Published: 20/09/2016 18:30 - Updated: 20/09/2016 18:34

Build date for £10m Wick wind farm base

The buildings at Harbour Quay which have been chosen to act as the Operations and Maintenance Base.
The buildings at Harbour Quay which have been chosen to act as the Operations and Maintenance Base.

WORK to transform historic buildings in Wick’s waterfront into a support base for a cluster of 84 giant wind turbines due to go up off the east Caithness coast is scheduled to start in January.

Beatrice Offshore Windfarm Ltd (BOWL) is ready to submit a planning application for the renovation of two buildings at Harbour Quay which is to base its £10 million venture.

Details of its involvement in the £2.6 billion wind farm were revealed at a public exhibition in Wick.

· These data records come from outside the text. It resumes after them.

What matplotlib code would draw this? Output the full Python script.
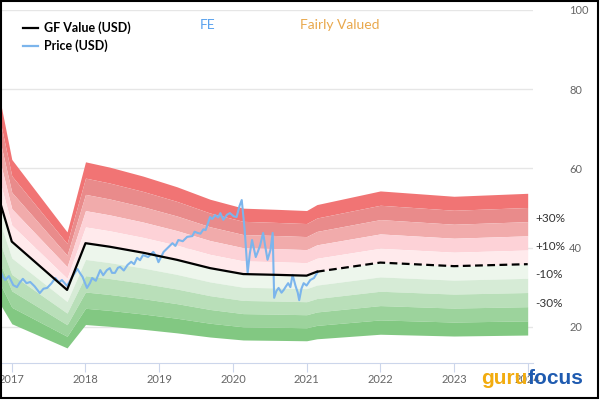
import numpy as np
import matplotlib
matplotlib.use("Agg")
import matplotlib.pyplot as plt
from matplotlib.patches import Rectangle
from matplotlib.lines import Line2D

# GF Value (USD), decimal years
gf_years = [2016.84, 2017.00, 2017.75, 2018.00, 2018.33, 2018.78, 2019.24, 2019.69,
            2020.14, 2020.60, 2021.00, 2021.14, 2022.00, 2023.00, 2024.00]
gf_values = [51.5, 41.5, 29.3, 41.1, 40.2, 38.7, 36.9, 34.8,
             33.3, 33.1, 32.9, 33.9, 36.2, 35.3, 35.8]
gf_last_actual = 2021.14

# Price (USD)
price_years = [2016.84, 2016.88, 2016.91, 2016.96, 2017.02, 2017.07, 2017.11, 2017.15,
               2017.20, 2017.25, 2017.31, 2017.38, 2017.43, 2017.48, 2017.54, 2017.59,
               2017.64, 2017.68, 2017.75, 2017.82, 2017.89, 2017.93, 2017.96, 2018.02,
               2018.06, 2018.09, 2018.14, 2018.20, 2018.24, 2018.29, 2018.33, 2018.36,
               2018.40, 2018.44, 2018.47, 2018.52, 2018.57, 2018.62, 2018.66, 2018.70,
               2018.74, 2018.78, 2018.85, 2018.92, 2018.96, 2018.99, 2019.06, 2019.12,
               2019.18, 2019.22, 2019.26, 2019.32, 2019.38, 2019.45, 2019.48, 2019.52,
               2019.56, 2019.60, 2019.63, 2019.69, 2019.72, 2019.76, 2019.80, 2019.83,
               2019.87, 2019.92, 2019.96, 2020.01, 2020.05, 2020.09, 2020.12, 2020.16,
               2020.20, 2020.23, 2020.26, 2020.31, 2020.34, 2020.37, 2020.41, 2020.44,
               2020.47, 2020.51, 2020.54, 2020.56, 2020.59, 2020.62, 2020.66, 2020.69,
               2020.72, 2020.75, 2020.78, 2020.81, 2020.85, 2020.88, 2020.90, 2020.93,
               2020.96, 2021.00, 2021.05, 2021.10, 2021.15]
price_values = [34.3, 32.6, 31.8, 32.8, 30.5, 30.0, 31.2, 32.1,
                31.0, 31.3, 30.2, 28.5, 29.6, 29.8, 31.0, 32.3,
                31.2, 31.8, 30.3, 32.6, 34.6, 33.4, 32.6, 29.8,
                31.0, 32.3, 31.6, 34.3, 33.0, 34.3, 34.8, 33.6,
                33.6, 34.9, 35.1, 34.2, 35.6, 36.4, 35.8, 37.4,
                36.8, 38.1, 37.6, 38.9, 37.8, 36.3, 38.9, 40.0,
                41.1, 40.4, 41.9, 41.6, 42.7, 42.9, 44.0, 43.7,
                43.5, 44.6, 44.4, 47.7, 47.2, 48.2, 47.6, 48.7,
                47.0, 48.3, 48.7, 47.9, 47.7, 50.5, 52.0, 44.4,
                33.6, 38.5, 41.9, 37.6, 39.0, 40.6, 43.7, 40.2,
                36.9, 39.4, 43.7, 27.3, 29.0, 29.8, 28.6, 29.3,
                30.2, 31.0, 30.0, 33.1, 30.3, 28.6, 26.7, 29.6,
                31.0, 30.4, 31.8, 32.3, 33.8]

# valuation bands (multiples of GF Value) and colours, top to bottom
band_edges = [1.5, 1.4, 1.3, 1.2, 1.1, 1.0, 0.9, 0.8, 0.7, 0.6, 0.5]
band_colors = ["#f17474", "#e98b8b", "#f1abab", "#fdd2d7", "#ffeaec",
               "#edf6ec", "#d6ebd6", "#b9dfb9", "#9cd39c", "#82c882"]
pct_labels = ["+30%", "+10%", "-10%", "-30%"]
pct_levels = [1.3, 1.1, 0.9, 0.7]

year_ticks = [2017, 2018, 2019, 2020, 2021, 2022, 2023, 2024]
value_ticks = [20, 40, 60, 80, 100]

plt.rcParams['font.family'] = ['Lato', 'DejaVu Sans']

fig = plt.figure(figsize=(6, 4.2), dpi=100)
ax = fig.add_axes([0, 1 - 363.3 / 420, 533 / 600, 353.3 / 420])

gx = np.array(gf_years)
gy = np.array(gf_values)
for i, col in enumerate(band_colors):
    ax.fill_between(gx, gy * band_edges[i + 1], gy * band_edges[i],
                    color=col, lw=0, zorder=2)

solid = gx <= gf_last_actual + 1e-9
dashed = gx >= gf_last_actual - 1e-9
ax.plot(gx[solid], gy[solid], color="black", lw=1.6, zorder=4)
ax.plot(gx[dashed], gy[dashed], color="black", lw=1.6, ls=(0, (3.5, 2)), zorder=4)
ax.plot(price_years, price_values, color="#7cb5ec", lw=1.5, zorder=3)

ax.set_xlim(2016.84, 2016.84 + 533 / 73.7)
ax.set_ylim(100 - 353.3 / 3.959, 100)

ax.set_xticks(year_ticks)
ax.set_xticklabels([str(y) for y in year_ticks])
ax.set_yticks(value_ticks)
ax.yaxis.tick_right()
ax.grid(axis='y', color="#e6e6e6", lw=1, zorder=0)
ax.set_axisbelow(True)
ax.tick_params(axis='x', colors="#ccd6eb", labelcolor="#666666", length=6.5, pad=1.5, labelsize=8)
ax.tick_params(axis='y', length=0, pad=26, labelcolor="#666666", labelsize=8)
for s in ['top', 'left', 'right']:
    ax.spines[s].set_visible(False)
ax.spines['bottom'].set_color("#ccd6eb")

for lab, lev in zip(pct_labels, pct_levels):
    ax.annotate(lab, xy=(1, gf_values[-1] * lev), xycoords=('axes fraction', 'data'),
                xytext=(1.5, 2.5), textcoords='offset points', va='center', ha='left',
                fontsize=8.5, color="#333333", annotation_clip=False)

# legend
fig.add_artist(Line2D([23 / 600, 38 / 600], [1 - 28 / 420] * 2, color="black", lw=1.6))
fig.add_artist(Line2D([23 / 600, 38 / 600], [1 - 46 / 420] * 2, color="#7cb5ec", lw=1.6))
fig.text(44 / 600, 1 - 28 / 420, "GF Value (USD)", fontsize=9, fontweight='bold',
         va='center', ha='left', color="black")
fig.text(44 / 600, 1 - 46 / 420, "Price (USD)", fontsize=9, fontweight='bold',
         va='center', ha='left', color="black")

fig.text(200 / 600, 1 - 25 / 420, "FE", fontsize=10, color="#5aa2ee", va='center', ha='left')
fig.text(300 / 600, 1 - 25 / 420, "Fairly Valued", fontsize=10, color="#e9a84c",
         va='center', ha='left')

# logo
fig.text(481 / 600, 1 - 384 / 420, "guru", fontsize=15, fontweight='bold', color="#f2ac0f",
         family=['Liberation Sans', 'DejaVu Sans'], va='baseline', ha='left')
fig.text(583 / 600, 1 - 384 / 420, "focus", fontsize=15, fontweight='bold', color="#1f5bb0",
         family=['Liberation Sans', 'DejaVu Sans'], va='baseline', ha='right')

# outer frame
fig.add_artist(Rectangle((0.5 / 600, 1 - 398 / 420), 597.5 / 600, 397.5 / 420,
                         transform=fig.transFigure, fill=False, ec="black", lw=1.5))

fig.savefig("out.png", dpi=100)
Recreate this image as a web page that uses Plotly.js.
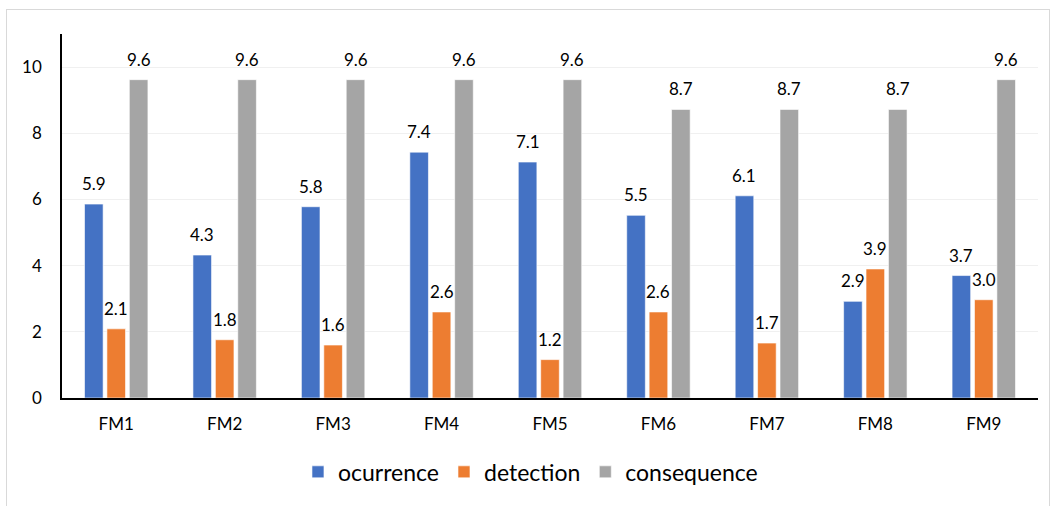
<!DOCTYPE html>
<html><head><meta charset="utf-8">
<script src="https://cdn.plot.ly/plotly-3.0.1.min.js"></script>
<style>html,body{margin:0;padding:0;background:#fff}#frame{position:absolute;left:6px;top:9px;width:1042px;height:520px;border:1px solid #d9d9d9;pointer-events:none}</style>
</head><body>
<div id="chart" style="width:1055px;height:506px"></div>
<div id="frame"></div>
<script>
const categories = ['FM1','FM2','FM3','FM4','FM5','FM6','FM7','FM8','FM9'];
const ocurrence = [5.86, 4.32, 5.78, 7.43, 7.13, 5.52, 6.11, 2.92, 3.70];
const detection = [2.09, 1.76, 1.60, 2.60, 1.16, 2.60, 1.66, 3.90, 2.97];
const consequence = [9.62, 9.62, 9.62, 9.62, 9.62, 8.72, 8.72, 8.72, 9.62];
const seriesNames = ['ocurrence','detection','consequence'];
const colors = ['#4472C4','#ED7D31','#A5A5A5'];
const font = 'Lato, "Open Sans", sans-serif';
const series = [ocurrence, detection, consequence];

const W = 1055, H = 506, M = {l:62, r:17, t:34, b:108};
const bargap = 0.38, bargroupgap = 0.17;
const catWidth = (W - M.l - M.r) / categories.length;
const slot = catWidth * (1 - bargap) / series.length;

const traces = series.map((v,i)=>({
  type:'bar', x:categories, y:v, name:seriesNames[i],
  marker:{color:colors[i], line:{color:'rgba(255,255,255,0.6)', width:1}},
  hoverinfo:'x+y'
}));
const annotations = [];
series.forEach((v,i)=>{
  v.forEach((val,j)=>{
    annotations.push({
      x:categories[j], y:val, xref:'x', yref:'y',
      xshift:(i - (series.length-1)/2) * slot,
      yshift:8, yanchor:'bottom', xanchor:'center',
      text:val.toFixed(1), showarrow:false,
      font:{family:font, size:17, color:'#000'}
    });
  });
});
Plotly.newPlot('chart', traces, {
  width:W, height:H,
  margin:M,
  paper_bgcolor:'#fff', plot_bgcolor:'#fff',
  barmode:'group', bargap:bargap, bargroupgap:bargroupgap,
  font:{family:font, color:'#000'},
  annotations:annotations,
  xaxis:{showline:true, linecolor:'#000', linewidth:1.5, ticks:'', tickfont:{size:17}, ticklabelstandoff:10},
  yaxis:{range:[0,11], tickvals:[0,2,4,6,8,10], showline:true, linecolor:'#000', linewidth:1.5, showgrid:true, gridcolor:'#f0f0f0', zeroline:false, tickfont:{size:17}, ticklabelstandoff:15},
  showlegend:true,
  legend:{orientation:'h', x:0.48, xanchor:'center', y:-0.203, yanchor:'middle', font:{size:23}, itemwidth:30, tracegroupgap:0}
}, {displayModeBar:false});
</script>
</body></html>
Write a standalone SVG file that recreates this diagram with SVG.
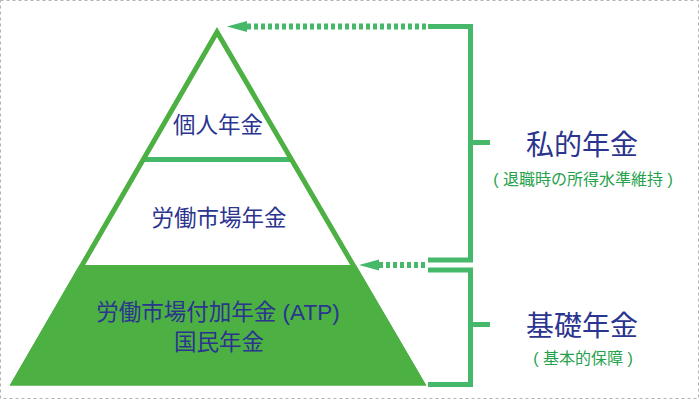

BOWL originally planned to put up a new building on the Telford jetty to serve as its operations and maintenance base.

But last month they switched their attention to refurbishing the existing two buildings, which they have now acquired.

The work is expected to create 60 construction jobs while the base is expected to require a permanent labour force of 90.

BOWL project liaison manager Noel Cummins said the opportunity to bring the historic buildings back to life was the better option.

“The plan was to utilise the jetty, but we also had the opportunity to look at utilising existing buildings in Wick,” he said.

“We always look at all our options and we found out that these two buildings were available. When we considered as them as a location for our operations base, it all made sense.

“It is a big departure from what we were looking at, but the feedback we have received has been good and we are confident that it will be a positive outcome.

“We are excited about the development and we think it will be beneficial to the building as they have not been used for so long.”

One building will be designated for offshore use which will include a storage area for spare parts along with training, briefing and changing rooms. The other will be converted to offices to serve as the operational base. There will also be car parking within the site to avoid adding pressure to parking in the town.

The listed buildings were part of Thomas Telford’s plans for Pulteneytown in 1807 to accommodate the lucrative herring trade in which Wick became Europe’s busiest port.

Mr Cummins said the renovation work will be sympathetic to the original design and will look to restore the buildings to their former glory.

“There are guidelines which we will have to follow,” he said.

“We have hired an architect who specialises in dealing with listed buildings.

“As a group of buildings, they are listed but individually they have different designations in terms of protection.

“What we will look to do is be sympathetic in their design and bring them back to how they originally looked.”

In addition to its operation and maintenance base, BOWL is looking at using a disused area at the port to act as a berth for the vessel which will shuttle between Wick and the new windfarm, which is due to be up and running in 2019.